I was able to setup scala stream collector, beam enrich and BigQuery loader on GCP. The problem is that BigQuery loader’s Dataflow job rises this error:
Operation ongoing in step StreamingInserts/StreamingWriteTables/StreamingWrite for at least 05m00s without outputting or completing in state finish at sun.misc.Unsafe.park(Native Method) at java.util.concurrent.locks.LockSupport.park(LockSupport.java:175) at java.util.concurrent.FutureTask.awaitDone(FutureTask.java:429) at java.util.concurrent.FutureTask.get(FutureTask.java:191) at org.apache.beam.sdk.io.gcp.bigquery.BigQueryServicesImpl$DatasetServiceImpl.insertAll(BigQueryServicesImpl.java:816) at org.apache.beam.sdk.io.gcp.bigquery.BigQueryServicesImpl$DatasetServiceImpl.insertAll(BigQueryServicesImpl.java:881) at org.apache.beam.sdk.io.gcp.bigquery.StreamingWriteFn.flushRows(StreamingWriteFn.java:143) at org.apache.beam.sdk.io.gcp.bigquery.StreamingWriteFn.finishBundle(StreamingWriteFn.java:115) at org.apache.beam.sdk.io.gcp.bigquery.StreamingWriteFn$DoFnInvoker.invokeFinishBundle(Unknown Source)
And this makes me wonder does the BigQuery loader create a bq table schema? If not is there any schema I can use?

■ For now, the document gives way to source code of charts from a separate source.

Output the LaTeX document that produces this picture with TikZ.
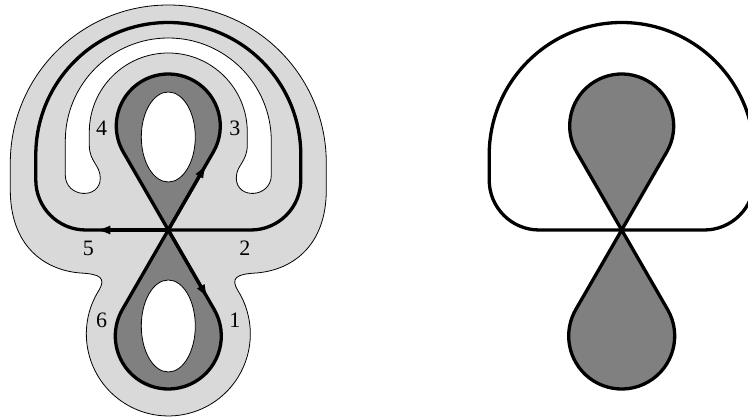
\documentclass[tikz,border=0pt]{standalone}
\usepackage{fontspec}
\setmainfont{Liberation Serif}
\usetikzlibrary{arrows.meta}
\definecolor{band-gray}{RGB}{217,217,217}
\definecolor{lobe-gray}{RGB}{128,128,128}

\begin{document}
\begin{tikzpicture}[x=1pt, y=1pt, font=\fontsize{22}{26}\selectfont,
  thin line/.style={line width=0.8pt},
  thick line/.style={line width=3.3pt},
  flow/.style={thick line, -{Latex[length=15pt, width=9pt]}}]
  \clip (-168.3,-187) rectangle (579.7,230);

  % Bande claire autour de la courbe
  \filldraw[fill=band-gray, draw=black, thin line] (-158,67) -- (-158,40)
    .. controls (-158,-15) and (-125,-40) .. (-88,-43)
    .. controls (-68,-44) and (-62,-48) .. (-69.5,-60.5)
    arc[start angle=148, end angle=392, radius=82]
    .. controls (62,-48) and (68,-44) .. (88,-43)
    .. controls (125,-40) and (158,-15) .. (158,40)
    -- (158,67) arc[start angle=0, end angle=180, radius=158] -- cycle;

  % Fer a cheval blanc
  \filldraw[fill=white, thin line] (-103,89) -- (-103,55)
    .. controls (-103,32) and (-68,30) .. (-68,52)
    .. controls (-68,65) and (-79,68) .. (-79,85)
    -- (-79,98) arc[start angle=180, end angle=0, radius=79]
    -- (79,85) .. controls (79,68) and (68,65) .. (68,52)
    .. controls (68,30) and (103,32) .. (103,55)
    -- (103,89) arc[start angle=0, end angle=180, radius=103] -- cycle;

  % Boucle exterieure et huit (les deux figures)
  \foreach \dx in {0,453.4}{
    \begin{scope}[shift={(\dx,0)}]
      \draw[thick line] (-82.5,0) arc[start angle=270, end angle=180, radius=50]
        -- (-132.5,75) arc[start angle=180, end angle=0, radius=132.5]
        -- (132.5,50) arc[start angle=0, end angle=-90, radius=50] -- cycle;
      \filldraw[fill=lobe-gray, thick line, line join=round]
        (-45.03,78) -- (0,0) -- (45.9,-79.5)
        arc[start angle=30, end angle=-210, radius=53]
        -- (0,0) -- (45.03,78)
        arc[start angle=-30, end angle=210, radius=52] -- cycle;
    \end{scope}
  }

  % Trous blancs
  \filldraw[fill=white, thin line] (0,93) ellipse[x radius=27, y radius=45];
  \filldraw[fill=white, thin line] (0,-96) ellipse[x radius=27, y radius=46];

  % Fleches
  \coordinate (x) at (0,0);
  \coordinate (tip1) at (40,-69.3);
  \coordinate (tip3) at (38.5,66.7);
  \coordinate (tip5) at (-73,0);
  \draw[flow] (x) -- (tip1);
  \draw[flow] (x) -- (tip3);
  \draw[flow] (x) -- (tip5);

  % Numeros des branches
  \node (l1) at (66.7,-90) {1};
  \node (l2) at (76.7,-18.3) {2};
  \node (l3) at (66.7,101.7) {3};
  \node (l4) at (-66.6,101.7) {4};
  \node (l5) at (-80,-18.3) {5};
  \node (l6) at (-66.6,-90) {6};
\end{tikzpicture}
\end{document}
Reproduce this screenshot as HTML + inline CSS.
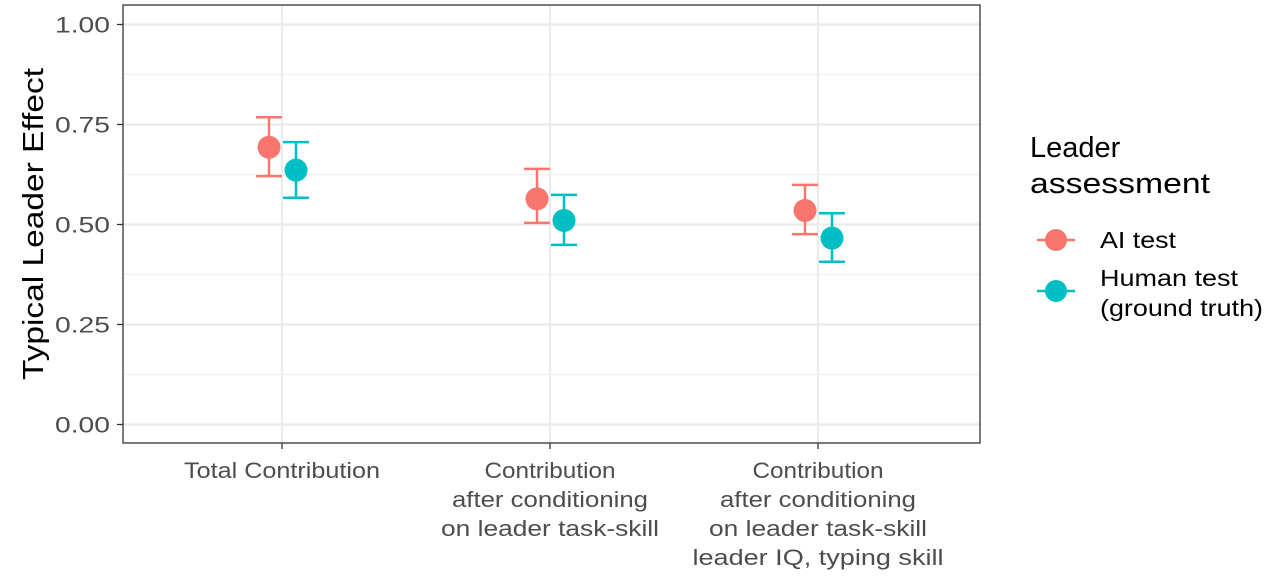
<!DOCTYPE html>
<html><head><meta charset="utf-8"><style>
body{margin:0;background:#fff;}
svg text{font-family:"Liberation Sans",Arial,sans-serif;}
</style></head><body>
<svg id="chart" width="1278" height="576" viewBox="0 0 1278 576" xmlns="http://www.w3.org/2000/svg">
<g id="grid"></g>
<g id="marks"></g>
<rect x="123" y="5" width="857" height="438" fill="none" stroke="#333" stroke-width="1.3"/>
<g id="axes"></g>
<text transform="translate(43,224) rotate(-90)" text-anchor="middle" font-size="29" textLength="312" lengthAdjust="spacingAndGlyphs" fill="#000">Typical Leader Effect</text>
<g>
<text x="1030" y="157" font-size="29" fill="#000">Leader</text>
<text x="1030" y="193" font-size="29" textLength="180" lengthAdjust="spacingAndGlyphs" fill="#000">assessment</text>
<g>
<line x1="1037" x2="1075" y1="240" y2="240" stroke="#F8766D" stroke-width="2.5"/>
<circle cx="1056" cy="240" r="11" fill="#F8766D"/>
<text x="1100" y="248" font-size="23" textLength="76" lengthAdjust="spacingAndGlyphs" fill="#000">AI test</text>
</g>
<g>
<line x1="1037" x2="1075" y1="291" y2="291" stroke="#00BFC4" stroke-width="2.5"/>
<circle cx="1056" cy="291" r="11" fill="#00BFC4"/>
<text x="1100" y="286" font-size="23" textLength="138" lengthAdjust="spacingAndGlyphs" fill="#000">Human test</text>
<text x="1100" y="316" font-size="23" textLength="163" lengthAdjust="spacingAndGlyphs" fill="#000">(ground truth)</text>
</g>
</g>
</svg>
<script>
const categories=[["Total Contribution"],["Contribution","after conditioning","on leader task-skill"],["Contribution","after conditioning","on leader task-skill","leader IQ, typing skill"]];
const aiEst=[0.693,0.564,0.535];
const aiLow=[0.621,0.504,0.476];
const aiHigh=[0.768,0.639,0.599];
const humanEst=[0.636,0.510,0.466];
const humanLow=[0.567,0.449,0.407];
const humanHigh=[0.706,0.574,0.528];
const yTicks=[0,0.25,0.5,0.75,1];
const yTickLabels=["0.00","0.25","0.50","0.75","1.00"];
const NS="http://www.w3.org/2000/svg";
const y=v=>424.5-400*v;
const x=i=>282+i*268;
function mk(tag,attrs,parent){const e=document.createElementNS(NS,tag);for(const k in attrs)e.setAttribute(k,attrs[k]);parent.appendChild(e);return e;}
const grid=document.getElementById('grid'),marks=document.getElementById('marks'),axes=document.getElementById('axes');
for(let i=0;i<yTicks.length-1;i++){const v=(yTicks[i]+yTicks[i+1])/2;const l=mk('line',{x1:123,x2:980,y1:y(v),y2:y(v),stroke:'#f0f0f0','stroke-width':1.2},grid);

}
yTicks.forEach((v,i)=>{const l=mk('line',{x1:123,x2:980,y1:y(v),y2:y(v),stroke:'#ebebeb','stroke-width':2.2},grid);


const t=mk('line',{x1:117,x2:123,y1:y(v),y2:y(v),stroke:'#333','stroke-width':1.3},axes);


const tx=mk('text',{x:110,y:y(v)+8,'text-anchor':'end','font-size':22,textLength:55,lengthAdjust:'spacingAndGlyphs',fill:'#4d4d4d'},axes);tx.textContent=yTickLabels[i];

});
categories.forEach((c,i)=>{const l=mk('line',{x1:x(i),x2:x(i),y1:5,y2:443,stroke:'#ebebeb','stroke-width':2.2},grid);


const t=mk('line',{x1:x(i),x2:x(i),y1:443,y2:449,stroke:'#333','stroke-width':1.3},axes);


c.forEach((s,j)=>{const tx=mk('text',{x:x(i),y:478+j*29,'text-anchor':'middle','font-size':22,fill:'#4d4d4d'},axes);tx.textContent=s;
tx.setAttribute('textLength',Math.round(s.length*10.9));
tx.setAttribute('lengthAdjust','spacingAndGlyphs');

});});
function series(est,lo,hi,off,col,name){est.forEach((v,i)=>{const cx=x(i)+off;const g=mk('g',{},marks);


mk('line',{x1:cx,x2:cx,y1:y(lo[i]),y2:y(hi[i]),stroke:col,'stroke-width':2.5},g);
mk('line',{x1:cx-13,x2:cx+13,y1:y(lo[i]),y2:y(lo[i]),stroke:col,'stroke-width':2.5},g);
mk('line',{x1:cx-13,x2:cx+13,y1:y(hi[i]),y2:y(hi[i]),stroke:col,'stroke-width':2.5},g);
mk('circle',{cx:cx,cy:y(v),r:11.5,fill:col},g);});}
series(aiEst,aiLow,aiHigh,-13,'#F8766D','ai-test');
series(humanEst,humanLow,humanHigh,14,'#00BFC4','human-test');
</script>
</body></html>
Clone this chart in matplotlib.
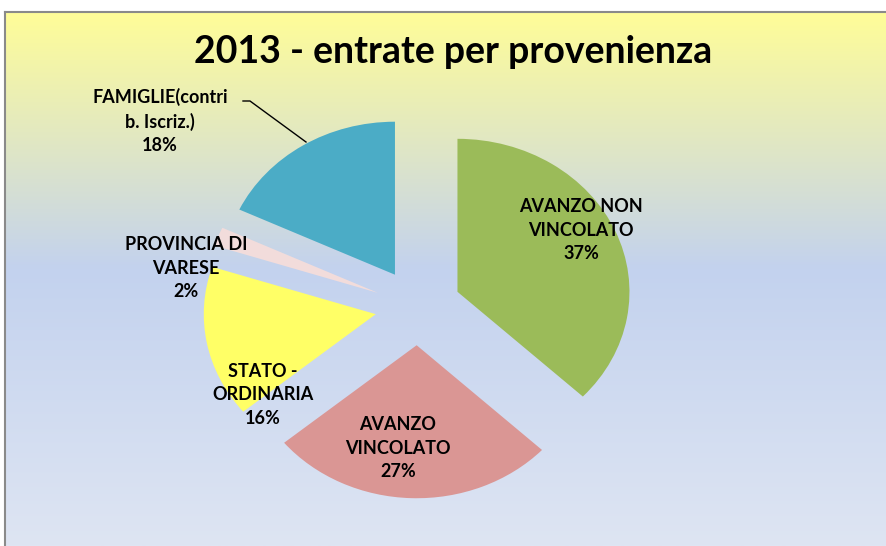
import numpy as np
import matplotlib
matplotlib.use("Agg")
import matplotlib.pyplot as plt
from matplotlib.colors import LinearSegmentedColormap

# data
categories = ['AVANZO NON\nVINCOLATO', 'AVANZO\nVINCOLATO', 'STATO -\nORDINARIA',
              'PROVINCIA DI\nVARESE', 'FAMIGLIE(contri\nb. Iscriz.)']
shares = [37, 27, 16, 2, 18]
colors = ['#9BBB59', '#DA9694', '#FFFF66', '#F2DCDB', '#4BACC6']
title = '2013 - entrate per provenienza'

W, H = 886, 546
fig = plt.figure(figsize=(W / 100, H / 100), dpi=100)
fig.patch.set_facecolor('white')

# gradient background panel
bg = fig.add_axes([5 / W, 0, (W - 5) / W, (H - 12) / H])
grad = LinearSegmentedColormap.from_list(
    'bg', [(0.0, '#FFFD98'), (0.48, '#C3D2EE'), (1.0, '#DEE5F3')])
bg.imshow(np.linspace(0, 1, 256).reshape(-1, 1), aspect='auto', cmap=grad,
          extent=[0, 1, 0, 1], origin='upper')
bg.set_xticks([])
bg.set_yticks([])
for s in ['right', 'bottom']:
    bg.spines[s].set_visible(False)
for s in ['left', 'top']:
    bg.spines[s].set_color('#8a8a8a')
    bg.spines[s].set_linewidth(1.5)

# pie axes, full figure, stretched horizontally
ax = fig.add_axes([0, 0, 1, 1])
ax.patch.set_visible(False)
cx, cy = 418, H - 307
sx, sy = 172, 153
wedges, _ = ax.pie(shares, colors=colors, startangle=90, counterclock=False,
                   explode=[0.25] * len(shares), wedgeprops=dict(linewidth=0))
ax.set_aspect('auto')
ax.set_xlim(-cx / sx, (W - cx) / sx)
ax.set_ylim(-cy / sy, (H - cy) / sy)
ax.axis('off')

font = ['Lato', 'DejaVu Sans']
fig.text(453 / W, 1 - 52 / H, title, ha='center', va='center',
         fontsize=27, fontweight='bold', family=font)

label_pos = [(581, 230), (398, 448), (263, 395), (186, 268), (160, 121)]
for cat, val, (px, py) in zip(categories, shares, label_pos):
    fig.text(px / W, 1 - py / H, f'{cat}\n{val}%', ha='center', va='center',
             fontsize=13, fontweight='bold', family=font, linespacing=1.45)

# leader line for FAMIGLIE label
fig.add_artist(plt.Line2D([243 / W, 250 / W, 306 / W],
                          [1 - 101 / H, 1 - 101 / H, 1 - 142 / H],
                          color='black', linewidth=1))

fig.savefig('out.png', dpi=100)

Note that I ended up running that and then copying the schema into a new BigQuery table since this utility does not set up partitioning. So if you want that, or any other configuration on your BQ table, you’ll need to manually create the table. To do that, you need that base schema.
You can use Google Cloud CLI to get that schema from a table you previous created with the Mutator tool with bq show command. Something like:
bq show --schema --format=prettyjson --project_id=your-project-id-000000 bq-instance-000000:db_name.table_name > snowplow-schema.json
Then you can use that when creating a new BigQuery table from the web console or CLI.
Then you’ll want to have that other command called listen in the Mutator utility running as it will pick up messages from the PubSub subscription (if you have one from following the docs, if you do not, then it would not be able to update schema) and handle your schema updates as needed.